Indudablemente, es muy fácil sembrar lenguajes, apenas cuestan nada las palabras, pero la reconstrucción moral exige algo más que buenos deseos, o una concepción de la realidad impuesta por la fuerza, requiere reconocer íntegramente el valor supremo del ser humano, de la conciencia humana, vinculada únicamente a una atmósfera de armonía globalizada. Por tanto, hay que ir más allá del mero reconocimiento de estos derechos universales para reafirmar, que es un estricto deber de justicia, impedir que queden sin satisfacer las necesidades humanas fundamentales de algunos ciudadanos, o sea las básicas, mientras otros lo dilapidan todo.

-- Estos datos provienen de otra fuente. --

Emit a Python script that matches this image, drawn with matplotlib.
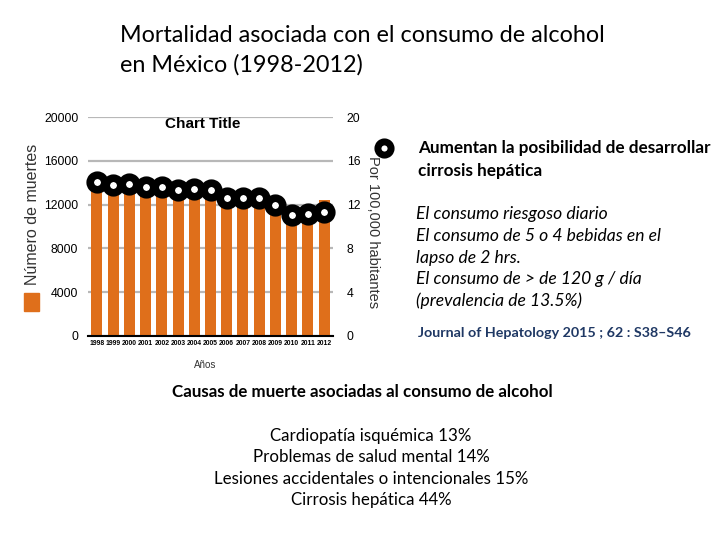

Advertía, en su tiempo, el filósofo griego Aristóteles, que “cometer una injusticia era peor que sufrirla”. Pienso que tenía razón. En consecuencia, que circunstancias como el lugar en el que una persona nace, se desarrolla, su género o grupo étnico, determinen su calidad de vida, es la mayor iniquidad que pueden cometer unos sujetos pensantes. Ciertamente, la inmoralidad siempre es diabólica, pero es más horrorosa ejercida contra un desdichado. Por desgracia para todos nosotros, estamos creando un mundo cruel, con modelos de desarrollo discriminatorios, insostenibles y corruptos, donde el diálogo ya está marcado por el poder, y no por los pobres.
Miles de millones de ciudadanos se encuentran totalmente desprotegidos, sin protección social alguna, y todo por haber nacido en un territorio castigado por la exclusión. Ahí radica el gran absurdo nuestro, pretendemos ser justos sin serlo, es el guión perfecto para la obra maestra de la deslealtad. ¿Habrá mayor ingratitud que ser traidores con nuestra propia estirpe? El corazón ciudadano, obviamente, no puede estar muy tranquilo.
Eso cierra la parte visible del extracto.